April 6, 1862 (First day at the Battle of Shiloh)
In times of War and not Before,
God and Soldiers Men Adore.
But in Times of Peace
with all Things Righted,
God is Forgotten
and the Soldier Slighted.
– Rudyard Kipling
After the losses of Fort Henry and Fort Donelson to General Grant in February of 1862, Confederate General Albert Sidney Johnston withdrew his forces into western Tennessee, northern Mississippi, and Alabama to reorganize. During this time Union Maj. Gen. Henry W. Halleck removed Grant from his command for insubordination (lack of communications) quickly proven to be false.
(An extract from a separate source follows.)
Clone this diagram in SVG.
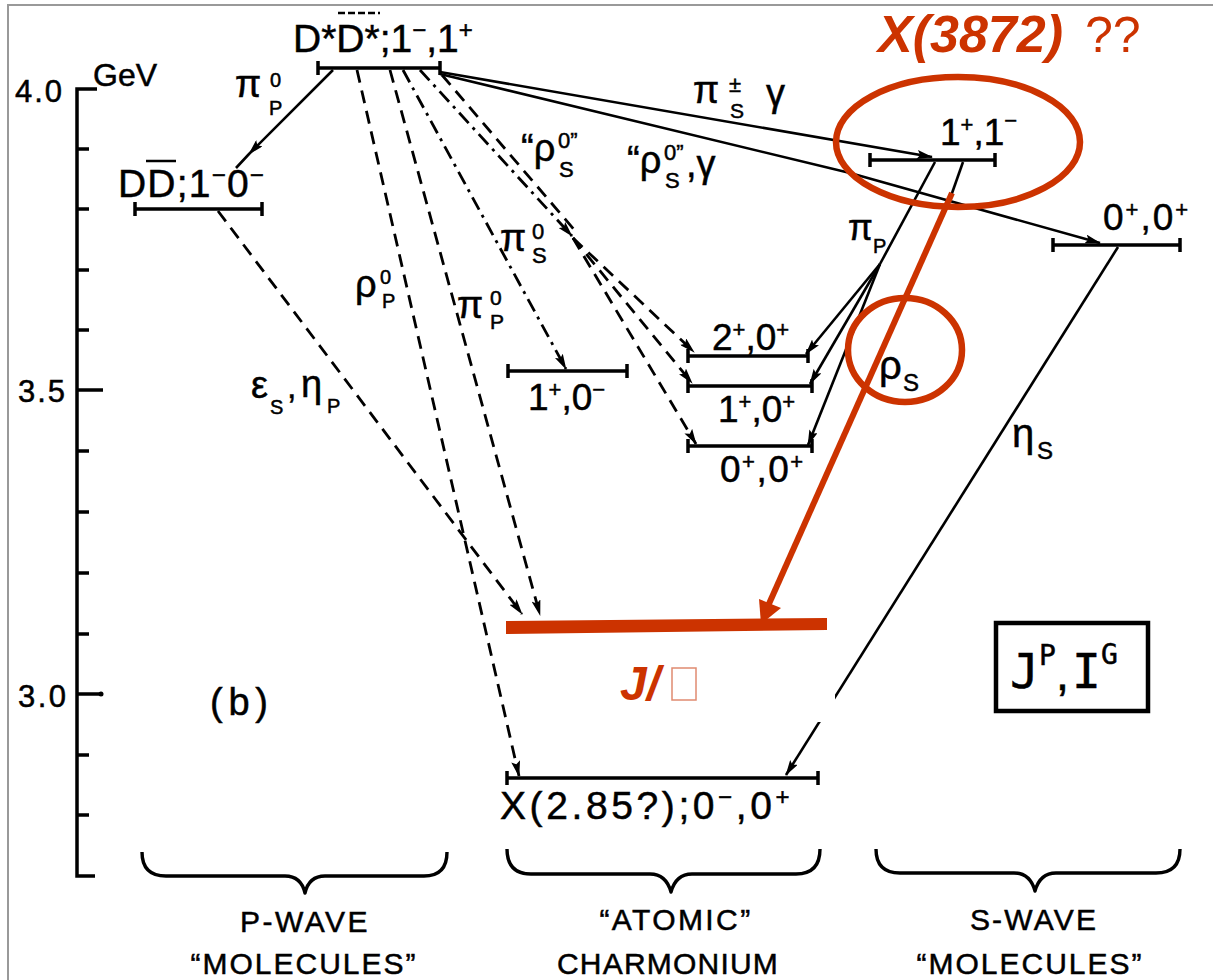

Restored to full command Grant was ordered to move his six divisions known as the Army of the Tennessee (Union Army’s were named after rivers) to Pittsburg Landing in Tennessee. At the same time General Don Carlos Buell was ordered to join Grant with his Army of the Ohio. Halleck intended to take the field in person and lead both armies in an advance south to seize the Memphis & Charleston Railroad, a vital supply line between the Mississippi River Valley, Memphis, and Richmond at the junction in Corinth, Mississippi.
Grant’s army of 49k men consisted of six divisions, led by Maj. Gens. McClernand and Lew Wallace, and Brig. Gens. W. H. L. Wallace, Hurlbut, Sherman, and Prentiss. By early April, all six of the divisions were encamped on the western side of the Tennessee River, Lew Wallace’s at Crump’s Landing and the rest farther south at Pittsburg Landing.
General Johnston was fully aware of the positions of all Union troops in Tennesee as the loyal local population kept him well informed. His Army of Mississippi (Confederate Army’s were named after states) had 55k just south of Corinth. On April the 3rd 45K of these men marched to Pittsburg Landing hoping to hit Grant before he could join forces with Buell.
Maj. Gen. Polk, with two divisions under Brig. Gen. Clark and Maj. Gen. Cheatham, Maj. Gen. Braxton Bragg, with two divisions under Brig. Gens. Ruggles and Withers Maj. Gen. Hardee, with three brigades under Brig. Gens. Hindman, Cleburne, and Wood, Brig. Gen. Breckinridge, in reserve, with three brigades under Cols. Trabue and Statham, and Brig. Bowen, and attached cavalry.
Against the advice of his second in command General Beauregard who thought the test firing of weapons had given away their position, Johnston stated that he would “attack them if they were a million”. On the early morning of April 6, 1862 The Army of Mississippi launched the attack straddling the Corinth road hoping to force Grant’s left flank into abandoning Pittsburg Landing and seek refuge in the swamps where it could be destroyed piecemeal. They achieved a virtual tactical surprise and many union soldiers were bayoneted in their tents. Because of the surprise, Johnston’s poorly trained troops quickly fell into disarray (out pacing the supply wagons and stopping to plunder) and the original plan fell apart. Instead of separating the Union from the river they forced them towards it where Grant had a large reserve of Naval Weaponry (the BIG guns and mortars) at his command. The Confederate force became intermingled and command structure was lost. Confederate artillery became ineffective because the troops ran too far forward and would be hit by their own fire. Despite all these tactical blunders the Confederate attack was gaining ground at an alarming rate.